At 21, Belle ventures south to Ann Arbor for university, with teenaged Pip in tow. There, she befriends Robert Frost, Ted Roethke and Wystan Auden and finds that her poetry stands alongside theirs, and even with that of her hero, Dickinson. Her lyrics capture the sounds, sights, and rhythms of the changing seasons in the northern forests, amidst the rolling dunes by the shores of the Great Lake.
Despite the peace she finds, Belle also struggles in both homes. Up north, she battles her father who thinks a woman can’t run the family business; and clashes against developers who would scar the natural landscape. In Ann Arbor, she challenges the status quo of academic pedants and chauvinists.
Belle’s narrative brings these two places to life in their historic context: a growing Midwestern town driven by a public university, striving for greatness; and a rural peninsula seeking prosperity while preserving its natural heritage. Through the Roaring Twenties, the Great Depression, World War II, and the Post-War Boom, Belle’s story is hard to put down. Her voice and songs will be even harder to forget.
About the Author
For more than 70 years Paul Dimond has split most of his time between Ann Arbor, home of the University of Michigan, and Glen Arbor, amidst Sleeping Bear Dunes National Lakeshore.
Prior to researching and writing The Belle of Two Arbors, Paul Dimond served as the Director of the Lawyers Committee for Civil Rights under Law, tried several major race cases that challenged a divided Supreme Court, became a Professor Law, and served as Special Assistant to President Clinton for Economic Policy. He has also practiced law, chaired a national real estate firm and continues to spend his time between his two Arbors.
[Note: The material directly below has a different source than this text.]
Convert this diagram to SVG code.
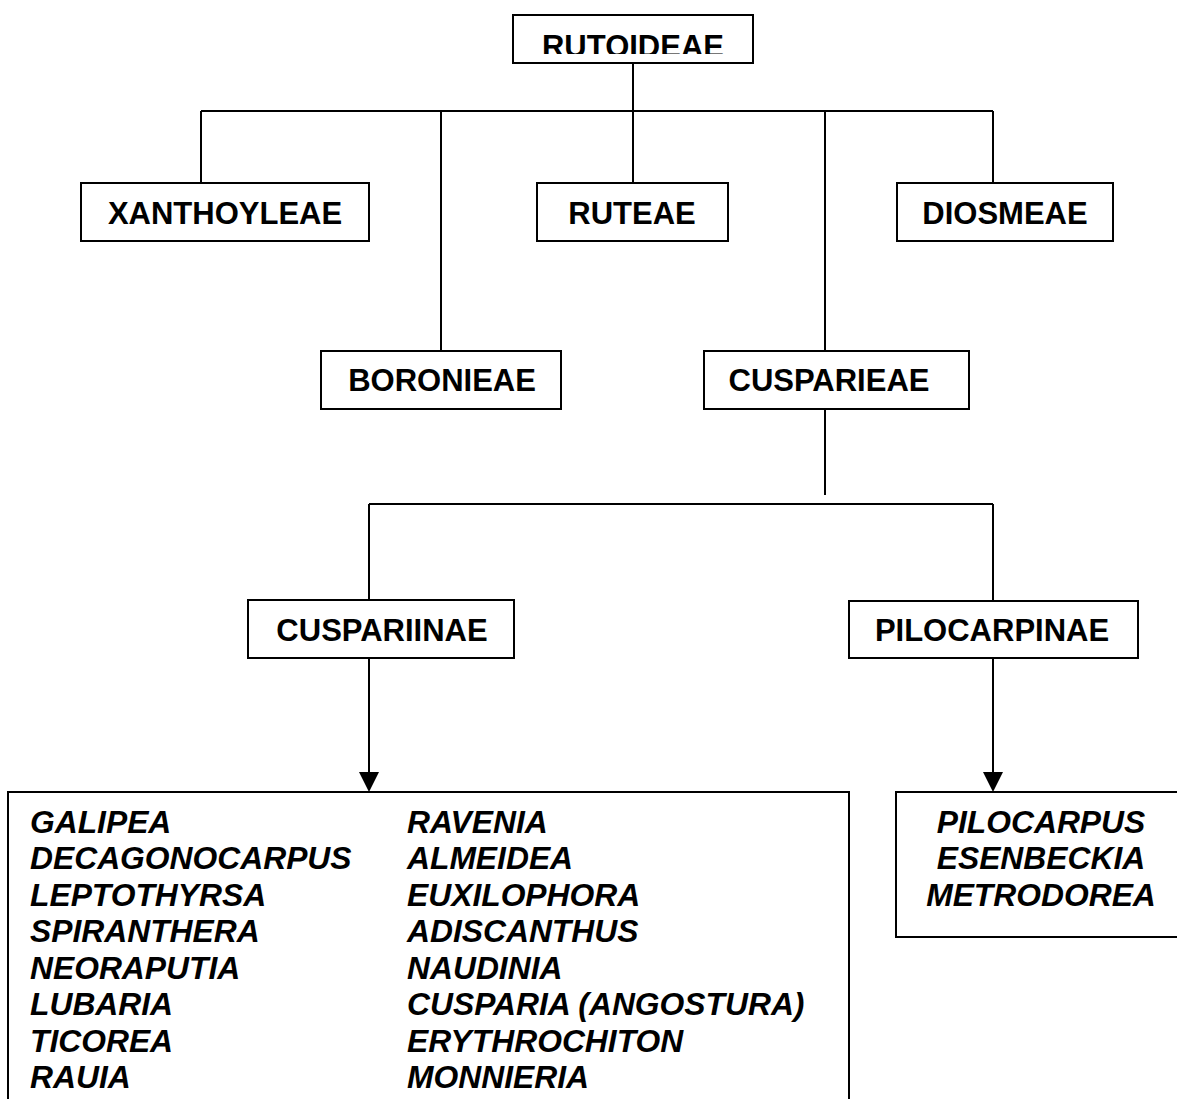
<svg xmlns="http://www.w3.org/2000/svg" width="1177" height="1099" viewBox="0 0 1177 1099">
<style>
.box{fill:#fff;stroke:#000;stroke-width:2}
.ln{fill:none;stroke:#000;stroke-width:2}
.h{font-family:"Liberation Sans",Arial,sans-serif;font-weight:bold;font-size:31px;text-anchor:middle;fill:#000}
.i{font-family:"Liberation Sans",Arial,sans-serif;font-weight:bold;font-style:italic;font-size:31.8px;fill:#000}
.ic{text-anchor:middle}
</style>
<defs>
<clipPath id="clipTop"><rect x="513" y="15" width="240" height="39"/></clipPath>
</defs>
<g id="connectors">
<path class="ln" d="M633,63 V111 M201,111 H993 M201,111 V183 M441,111 V351 M633,111 V183 M825,111 V351 M993,111 V183"/>
<path class="ln" d="M825,409 V495 M369,504 H993 M369,504 V600 M993,504 V601"/>
<line class="ln" x1="369" y1="658" x2="369" y2="772"/>
<path d="M359,772 L379,772 L369,792 Z" fill="#000"/>
<line class="ln" x1="993" y1="658" x2="993" y2="772"/>
<path d="M983,772 L1003,772 L993,792 Z" fill="#000"/>
</g>
<g id="rutoideae">
<rect class="box" x="513" y="15" width="240" height="48"/>
<text class="h" x="633" y="57" clip-path="url(#clipTop)">RUTOIDEAE</text>
</g>
<g id="xanthoyleae">
<rect class="box" x="81" y="183" width="288" height="58"/>
<text class="h" x="225" y="224">XANTHOYLEAE</text>
</g>
<g id="ruteae">
<rect class="box" x="537" y="183" width="191" height="58"/>
<text class="h" x="632" y="224">RUTEAE</text>
</g>
<g id="diosmeae">
<rect class="box" x="897" y="183" width="216" height="58"/>
<text class="h" x="1005" y="224">DIOSMEAE</text>
</g>
<g id="boronieae">
<rect class="box" x="321" y="351" width="240" height="58"/>
<text class="h" x="442" y="391">BORONIEAE</text>
</g>
<g id="cusparieae">
<rect class="box" x="704" y="351" width="265" height="58"/>
<text class="h" x="829" y="391">CUSPARIEAE</text>
</g>
<g id="cuspariinae">
<rect class="box" x="248" y="600" width="266" height="58"/>
<text class="h" x="382" y="641">CUSPARIINAE</text>
</g>
<g id="pilocarpinae">
<rect class="box" x="849" y="601" width="289" height="57"/>
<text class="h" x="992" y="641">PILOCARPINAE</text>
</g>
<g id="cuspariinae-genera">
<rect class="box" x="8" y="792" width="841" height="320"/>
<text class="i" x="30" y="833">GALIPEA</text>
<text class="i" x="30" y="869.4">DECAGONOCARPUS</text>
<text class="i" x="30" y="905.9">LEPTOTHYRSA</text>
<text class="i" x="30" y="942.3">SPIRANTHERA</text>
<text class="i" x="30" y="978.7">NEORAPUTIA</text>
<text class="i" x="30" y="1015.1">LUBARIA</text>
<text class="i" x="30" y="1051.6">TICOREA</text>
<text class="i" x="30" y="1088">RAUIA</text>
<text class="i" x="407" y="833">RAVENIA</text>
<text class="i" x="407" y="869.4">ALMEIDEA</text>
<text class="i" x="407" y="905.9">EUXILOPHORA</text>
<text class="i" x="407" y="942.3">ADISCANTHUS</text>
<text class="i" x="407" y="978.7">NAUDINIA</text>
<text class="i" x="407" y="1015.1">CUSPARIA (ANGOSTURA)</text>
<text class="i" x="407" y="1051.6">ERYTHROCHITON</text>
<text class="i" x="407" y="1088">MONNIERIA</text>
</g>
<g id="pilocarpinae-genera">
<rect class="box" x="896" y="792" width="300" height="145"/>
<text class="i ic" x="1041" y="833">PILOCARPUS</text>
<text class="i ic" x="1041" y="869">ESENBECKIA</text>
<text class="i ic" x="1041" y="906">METRODOREA</text>
</g>
</svg>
Currently, he works on behalf of several non-profits in Michigan so the heart of the Great Lakes can once again become a thriving home for fresh water and fresh ideas.
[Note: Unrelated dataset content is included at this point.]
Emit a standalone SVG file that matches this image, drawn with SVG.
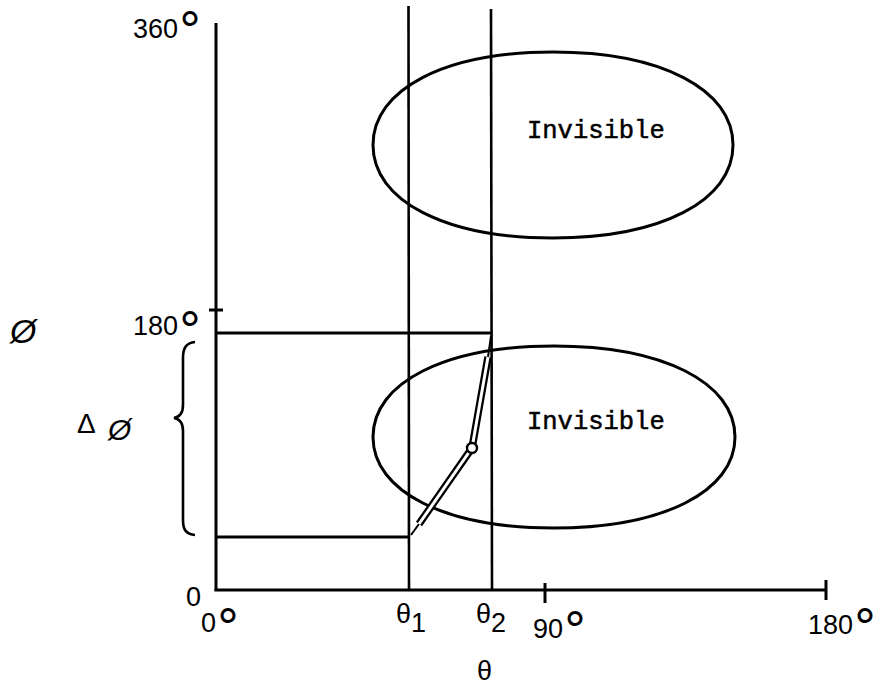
<svg xmlns="http://www.w3.org/2000/svg" width="879" height="685" viewBox="0 0 879 685">
<style>
.ln{stroke:#000;stroke-width:3;fill:none;stroke-linecap:butt}
.thin{stroke:#000;stroke-width:2.6;fill:none}
.num{font-family:"Liberation Sans","DejaVu Sans",sans-serif;font-size:27px;fill:#000}
.deg{font-family:"DejaVu Sans",sans-serif;font-size:48px}
.lab{font-family:"Liberation Mono","DejaVu Sans Mono",monospace;font-size:25.5px;fill:#000;stroke:#000;stroke-width:0.5}
.sym{font-family:"Liberation Sans","DejaVu Sans",sans-serif;fill:#000}
</style>
<rect width="879" height="685" fill="#fff"/>
<g id="axes">
<line class="ln" x1="216" y1="23" x2="216" y2="591"/>
<line class="ln" x1="214.5" y1="590" x2="826" y2="590"/>
<line class="ln" x1="826" y1="580" x2="826" y2="600"/>
<line class="ln" x1="545" y1="583" x2="545" y2="603"/>
<line class="ln" x1="209" y1="310" x2="223" y2="310"/>
<line class="ln" x1="216" y1="333" x2="491" y2="333"/>
<line class="ln" x1="216" y1="537" x2="409" y2="537"/>
<line class="thin" x1="408.5" y1="6" x2="409" y2="590"/>
<line class="thin" x1="491" y1="9" x2="492" y2="590"/>
</g>
<g id="labels">
<text class="num" x="133" y="38">360<tspan class="deg" dy="9">°</tspan></text>
<text class="num" x="133" y="335">180<tspan class="deg" dy="12">°</tspan></text>
<text class="num" x="186" y="606" font-size="25">0</text>
<text class="num" x="201" y="632" font-size="25">0<tspan class="deg" dy="12">°</tspan></text>
<text class="num" x="533" y="638">90<tspan class="deg" dy="9">°</tspan></text>
<text class="num" x="808" y="634">180<tspan class="deg" dy="10">°</tspan></text>
<text class="num" x="396" y="623" font-size="25">θ<tspan dy="9">1</tspan></text>
<text class="num" x="476" y="623" font-size="25">θ<tspan dy="9">2</tspan></text>
<text class="num" x="477" y="680" font-size="24">θ</text>
<text class="sym" x="10" y="343" font-size="34" font-style="italic">Ø</text>
<text class="sym" x="77" y="433" font-size="28">Δ</text>
<text class="sym" x="108" y="440" font-size="30" font-style="italic">Ø</text>
<path class="thin" d="M195,342 C186,343 183,348 183,358 L183,405 C183,413 180,417 174,418 C180,419 183,423 183,431 L183,520 C183,530 186,534 195,535"/>
</g>
<g id="invisible-upper">
<path class="ln" d="M733,145 C733,200.8 661,238 553,238 C445,238 373,200.8 373,145 C373,89.2 445,52 553,52 C661,52 733,89.2 733,145Z"/>
<text class="lab" x="527" y="138">Invisible</text>
</g>
<g id="invisible-lower">
<path class="ln" d="M735,437 C735,491.6 662.6,528 554,528 C445.4,528 373,491.6 373,437 C373,382.4 445.4,346 554,346 C662.6,346 735,382.4 735,437Z"/>
<text class="lab" x="527" y="429">Invisible</text>
</g>
<g id="connectors">
<polyline points="411,535 419,524" stroke="#000" stroke-width="2" fill="none"/>
<polyline points="488,357 491,336" stroke="#000" stroke-width="2" fill="none"/>
<polyline points="419,524 472,448 488,357" stroke="#000" stroke-width="7.5" fill="none" stroke-linejoin="round"/>
<polyline points="419,524 472,448 488,357" stroke="#fff" stroke-width="3" fill="none" stroke-linejoin="round"/>
<circle cx="472" cy="448" r="5" fill="#fff" stroke="#000" stroke-width="2.4"/>
</g>
</svg>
Dimond is the author of numerous articles and three books on policy, law and history, including Beyond Busing, recipient of the Ralph J. Bunche Book of the Year in 1986, as well as the author of three novels, including the youth title North Coast Almanac.
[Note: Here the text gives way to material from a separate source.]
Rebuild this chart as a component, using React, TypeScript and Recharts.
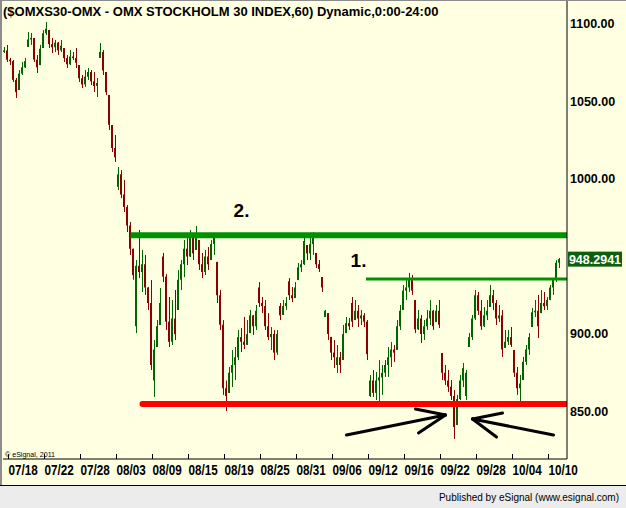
import React from 'react';
import { ComposedChart, Bar, XAxis, YAxis, ReferenceLine, ReferenceDot } from 'recharts';

// hourly bars (3px columns)
const highs = [
  1085.2, 1086.5, 1078.1, 1076.8, 1065.2, 1070.3, 1075.5, 1078.1, 1094.8, 1094.2,
  1091, 1080, 1086.5, 1096.1, 1101.3, 1096.1, 1091, 1089.7, 1088.4, 1089.7,
  1084.5, 1080, 1083.2, 1081.9, 1084.5, 1073.5, 1067.1, 1070.3, 1071.6, 1070.3,
  1069, 1065.2, 1087.7, 1083.2, 1069, 1054.2, 1034.8, 1028.4, 1007.7, 1005.8,
  999.4, 983.2, 972.3, 955, 947.7, 967.1, 954.2, 951, 930.3, 934.8,
  896.1, 909, 929.7, 952.3, 938.7, 923.9, 921.9, 928.4, 941.3, 947.7,
  960.6, 961.9, 967.1, 963.9, 969.7, 960.6, 952.3, 954.2, 956.1, 960.6,
  965.2, 946.5, 928.4, 909, 870, 878.7, 889.7, 891.6, 902.6, 903.9,
  911, 909, 915.5, 912.3, 918.7, 933.5, 923.9, 921.9, 913.5, 904.5,
  902.6, 902.6, 920, 921.9, 923.9, 936.1, 930.3, 933.5, 945.8, 947.7,
  963.9, 957.4, 963.9, 965.8, 952.3, 947.7, 936.7, 915.5, 913.5, 898.1,
  896.1, 892.9, 888.4, 905.8, 911, 910.3, 923.9, 921.9, 918.7, 915.5,
  913.5, 909, 873.5, 876.8, 875.5, 883.2, 880, 883.2, 891.6, 894.8,
  892.9, 909, 918.7, 931.6, 934.8, 939.4, 938.1, 921.9, 915.5, 912.3,
  909, 915.5, 921.9, 915.5, 918.7, 921.9, 887.7, 880, 876.8, 870.3,
  863.9, 860.7, 873.5, 881.3, 876.8, 900.6, 912.3, 928.4, 927.1, 921.9,
  917.4, 921.9, 931.6, 928.4, 921.9, 918.7, 915.5, 902.6, 902.6, 904.5,
  889.7, 878.7, 873.5, 885.2, 892.9, 900.6, 916.8, 921.9, 925.2, 928.4,
  927.1, 923.9, 931.6, 936.1, 947.7, 949,
];
const lows = [
  1081.3, 1075.5, 1073.5, 1062.6, 1052.3, 1057.4, 1067.1, 1071.6, 1085.2, 1086.5,
  1075.5, 1068.4, 1073.5, 1084.5, 1092.9, 1084.5, 1081.3, 1081.9, 1080, 1081.9,
  1075.5, 1071.6, 1073.5, 1076.8, 1071.6, 1062.6, 1058.7, 1059.4, 1063.9, 1060.6,
  1056.1, 1052.9, 1078.1, 1067.1, 1054.2, 1031.6, 1017.4, 1011, 992.9, 987.7,
  978.7, 965.8, 951, 935, 900.6, 936.1, 927.1, 925.2, 915.5, 876.8,
  859.4, 891.6, 905.8, 933.5, 902.6, 891.6, 892.9, 896.1, 915.5, 928.4,
  936.7, 944.5, 949.7, 947.7, 954.2, 941.3, 936.1, 938.1, 941.3, 947.7,
  951, 920, 902.6, 860.7, 850.3, 862, 865.8, 870.3, 883.2, 888.4,
  890.3, 892.9, 900.6, 899.4, 902.6, 917.4, 913.5, 902.6, 896.1, 889.7,
  883.2, 886.5, 909, 912.3, 915.5, 921.9, 920.6, 923.2, 934.8, 940,
  944.5, 947.7, 947.7, 951, 942.6, 940, 927.1, 911, 896.1, 883.2,
  878.1, 874.8, 874.8, 883.2, 900.6, 902.6, 904.5, 909, 904.5, 905.8,
  904.5, 883.2, 859.4, 859.4, 857.4, 853.9, 860.7, 872.3, 872.3, 878.7,
  882, 889.7, 902.6, 915.5, 921.9, 927.1, 925.2, 900.6, 902.6, 894.2,
  896.1, 902.6, 905.8, 902.6, 907.7, 903.9, 870.3, 867.1, 862.6, 857.4,
  832.3, 841.3, 857.4, 865.8, 857.4, 891.6, 896.1, 909, 912.3, 902.6,
  904.5, 909, 917.4, 915.5, 905.8, 907.7, 885.2, 891, 892.9, 891.6,
  872.3, 860.7, 855.5, 870.3, 880, 886.5, 904.5, 911, 897.4, 913.5,
  915.5, 915.5, 921.9, 925.2, 933.5, 942.6,
];
const opens = [
  1082, 1083, 1077, 1076, 1064, 1057.4, 1068, 1072, 1085.2, 1090,
  1091, 1077, 1073.5, 1084.5, 1094, 1096.1, 1087, 1085, 1088, 1083,
  1084.5, 1078, 1074, 1079, 1078, 1073.5, 1065, 1061, 1066, 1069,
  1063, 1060, 1078.1, 1082, 1069, 1054.2, 1034.8, 1020, 995, 1003,
  990, 982, 970, 955, 905, 944, 940, 945, 930, 920,
  870, 891.6, 905.8, 950, 937, 908, 895, 910, 915.5, 935,
  945, 955, 950, 962, 954.2, 960.6, 945, 940, 950, 947.7,
  958, 946.5, 925, 906, 865, 862, 875, 880, 885, 898,
  895, 893, 900.6, 912, 905, 930, 920, 918, 905, 898,
  900, 888, 918, 912.3, 918, 934, 925, 923.2, 934.8, 943,
  945, 957.4, 952, 958, 952.3, 945, 936.7, 911, 913.5, 898.1,
  888, 880, 885, 883.2, 900.6, 907, 920, 909, 915, 910,
  912, 908, 860, 870, 862, 870, 872, 875, 880, 885,
  890, 889.7, 905, 915.5, 928, 930, 935, 921.9, 903, 910,
  900, 905, 910, 915, 907.7, 915, 887.7, 875, 870, 866,
  860, 841.3, 858, 870, 860, 891.6, 898, 910, 925, 915,
  905, 912, 917.4, 925, 920, 910, 912, 891, 895, 898,
  889.7, 875, 865, 870.3, 882, 890, 904.5, 914, 915, 913.5,
  920, 918, 922, 930, 935, 946,
];
const closes = [
  1083, 1077, 1076, 1064, 1056, 1068, 1072, 1076, 1090, 1091,
  1077, 1072, 1084, 1094, 1097, 1087, 1085, 1088, 1083, 1086,
  1078, 1074, 1079, 1078, 1075, 1065, 1061, 1066, 1069, 1063,
  1060, 1062, 1082, 1070, 1056, 1035, 1020, 1014, 1003, 990,
  982, 970, 955, 938, 944, 940, 945, 930, 920, 880,
  890, 905, 920, 937, 908, 895, 910, 900, 935, 945,
  955, 950, 962, 952, 965, 945, 940, 950, 945, 958,
  962, 925, 906, 865, 860, 875, 880, 885, 898, 895,
  893, 900, 912, 905, 915, 920, 918, 905, 898, 900,
  888, 900, 912, 918, 920, 925, 923, 930, 943, 945,
  960, 952, 958, 962, 945, 942, 930, 915, 900, 888,
  885, 885, 880, 900, 907, 905, 908, 915, 910, 912,
  908, 887, 870, 862, 870, 872, 875, 880, 885, 890,
  888, 905, 915, 928, 930, 935, 928, 903, 910, 900,
  905, 910, 915, 905, 915, 906, 875, 870, 866, 860,
  840, 858, 870, 878, 875, 898, 910, 925, 915, 905,
  912, 915, 925, 920, 910, 912, 890, 895, 898, 893,
  875, 865, 868, 882, 890, 898, 914, 915, 905, 920,
  918, 922, 930, 935, 946, 948.2941,
];

const slotCount = 188;
const tickSlots = [1, 13, 25, 37, 49, 61, 73, 85, 97, 109, 121, 133, 145, 157, 169, 181];
const tickLabels = ['07/18', '07/22', '07/28', '08/03', '08/09', '08/15', '08/19', '08/25', '08/31', '09/06', '09/12', '09/16', '09/22', '09/28', '10/04', '10/10'];
const priceTicks = [850, 900, 1000, 1050, 1100];
const priceDomain = [819.35, 1115.48];
const lastPrice = 948.2941;
const resistanceTwo = 963.7;
const resistanceOne = 935.5;
const support = 854.8;

const data = Array.from({ length: slotCount }, (_, i) =>
  i < highs.length
    ? { i, high: highs[i], low: lows[i], open: opens[i], close: closes[i] }
    : { i }
);

const GREEN = '#006400';
const RED = '#8b0000';
const FONT = '"Liberation Sans", Arial, sans-serif';

const Candle = (props: any) => {
  const { x, y, height, payload } = props;
  if (!payload || payload.high == null) return null;
  const top = Math.min(y, y + height);
  const h = Math.abs(height);
  const k = payload.high === payload.low ? 0 : h / (payload.high - payload.low);
  const yo = top + (payload.high - payload.open) * k;
  const yc = top + (payload.high - payload.close) * k;
  const color = payload.close >= payload.open ? GREEN : RED;
  const bx = Math.round(x);
  const by = Math.min(yo, yc);
  const bh = Math.max(1, Math.abs(yo - yc));
  return (
    <g>
      <rect x={bx + 1} y={top} width={1} height={Math.max(1, h)} fill={color} />
      <rect x={bx} y={by} width={2} height={bh} fill={color} />
    </g>
  );
};

const XTick = (props: any) => {
  const { x, y, payload } = props;
  const idx = tickSlots.indexOf(payload.value);
  if (idx < 0) return null;
  return (
    <g>
      <line x1={x + 1} x2={x + 1} y1={y} y2={y - 5} stroke="#000" strokeWidth={1} />
      <text x={x + 1} y={y + 16} fontFamily={FONT} fontSize={14} fontWeight={700} fill="#000"
        textLength={29.3} lengthAdjust="spacingAndGlyphs">
        {tickLabels[idx]}
      </text>
    </g>
  );
};

const YTick = (props: any) => {
  const { x, y, payload } = props;
  return (
    <text x={x} y={y + 4.5} fontFamily={FONT} fontSize={12.5} fontWeight={700} fill="#000" textAnchor="start">
      {Number(payload.value).toFixed(2)}
    </text>
  );
};

const PriceTag = (props: any) => {
  const vb = props.viewBox || {};
  const rx = vb.x + vb.width + 1;
  const cy = vb.y;
  return (
    <g>
      <rect x={rx} y={cy - 7.5} width={54} height={15} fill="#0c5f0c" />
      <text x={rx + 27} y={cy + 4.5} fontFamily={FONT} fontSize={12.5} fontWeight={700} fill="#fff" textAnchor="middle">
        {lastPrice.toFixed(4)}
      </text>
    </g>
  );
};

export default function App() {
  return (
    <div style={{ position: 'absolute', left: 0, top: 0, width: 626, height: 508, background: '#FFFFE1', overflow: 'hidden', fontFamily: FONT }}>
      <ComposedChart width={626} height={485} data={data} margin={{ top: 0, right: 0, bottom: 0, left: 3 }} barCategoryGap={0} barGap={0}>
        <XAxis dataKey="i" type="category" ticks={tickSlots} interval={0} height={26} tickSize={0} tickMargin={0}
          tickLine={false} axisLine={{ stroke: '#000' }} tick={<XTick />} />
        <YAxis orientation="right" width={59} type="number" domain={priceDomain} allowDataOverflow ticks={priceTicks} interval={0}
          tickSize={1} tickMargin={2} tickLine={false} axisLine={{ stroke: '#000' }} tick={<YTick />} />
        <ReferenceLine segment={[{ x: 43, y: resistanceTwo }, { x: 187, y: resistanceTwo }]} stroke="#009100" strokeWidth={6} strokeLinecap="square" ifOverflow="hidden" />
        <ReferenceLine segment={[{ x: 121, y: resistanceOne }, { x: 187, y: resistanceOne }]} stroke="#009100" strokeWidth={3} strokeLinecap="square" ifOverflow="hidden" />
        <ReferenceLine segment={[{ x: 46, y: support }, { x: 187, y: support }]} stroke="#ff0000" strokeWidth={6} strokeLinecap="round" ifOverflow="hidden" />
        <Bar dataKey={(d: any) => (d.high == null ? null : [d.low, d.high])} shape={<Candle />} isAnimationActive={false} />
        <ReferenceLine y={lastPrice} stroke="none" label={(p: any) => <PriceTag {...p} />} />
        {/* arrows */}
        <ReferenceLine segment={[{ x: 114, y: 834.8 }, { x: 147, y: 847.7 }]} stroke="#000" strokeWidth={3} strokeLinecap="round" />
        <ReferenceLine segment={[{ x: 137, y: 851.6 }, { x: 147, y: 847.7 }]} stroke="#000" strokeWidth={3} strokeLinecap="round" />
        <ReferenceLine segment={[{ x: 138, y: 836.1 }, { x: 147, y: 847.7 }]} stroke="#000" strokeWidth={3} strokeLinecap="round" />
        <ReferenceLine segment={[{ x: 183, y: 834.8 }, { x: 156, y: 845.2 }]} stroke="#000" strokeWidth={3} strokeLinecap="round" />
        <ReferenceLine segment={[{ x: 166, y: 849.0 }, { x: 156, y: 845.2 }]} stroke="#000" strokeWidth={3} strokeLinecap="round" />
        <ReferenceLine segment={[{ x: 164, y: 833.5 }, { x: 156, y: 845.2 }]} stroke="#000" strokeWidth={3} strokeLinecap="round" />
        <ReferenceDot x={79} y={980} r={1} fill="none" stroke="none"
          label={{ value: '2.', position: 'center', fontSize: 19, fontWeight: 700, fill: '#000', fontFamily: FONT }} />
        <ReferenceDot x={118} y={947.4} r={1} fill="none" stroke="none"
          label={{ value: '1.', position: 'center', fontSize: 19, fontWeight: 700, fill: '#000', fontFamily: FONT }} />
      </ComposedChart>
      <svg width={626} height={508} style={{ position: 'absolute', left: 0, top: 0, pointerEvents: 'none' }}>
        <rect x={0} y={0} width={626} height={1} fill="#8c8c8c" />
        <rect x={0} y={0} width={2} height={486} fill="#8c8c8c" />
        <text x={3} y={15.5} fontFamily={FONT} fontSize={13} fontWeight={700} fill="#000">
          ($OMXS30-OMX - OMX STOCKHOLM 30 INDEX,60) Dynamic,0:00-24:00
        </text>
        <text x={5} y={457} fontFamily={FONT} fontSize={7.5} fill="#000" textLength={50} lengthAdjust="spacingAndGlyphs">
          © eSignal, 2011
        </text>
        <rect x={0} y={486} width={626} height={22} fill="#ECECEC" />
        <rect x={0} y={485} width={626} height={1} fill="#000" />
        <text x={619} y={501} fontFamily={FONT} fontSize={10} fill="#000" textAnchor="end">
          Published by eSignal (www.esignal.com)
        </text>
      </svg>
    </div>
  );
}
He is an alumnus of Amherst College and the University of Michigan Law School.
Martha (Marty) Buhr Grimes, a lifelong resident of Ann Arbor, also summered at her family cottage up north near Lake Michigan. She taught English, creative writing and poetry at secondary schools for 24 years, co-authored Summerskills language arts workbooks, and shared many hundreds of poems with her Paper Kite poetry group. Marty earned a BA in English and an MA in English and Education from the University of Michigan.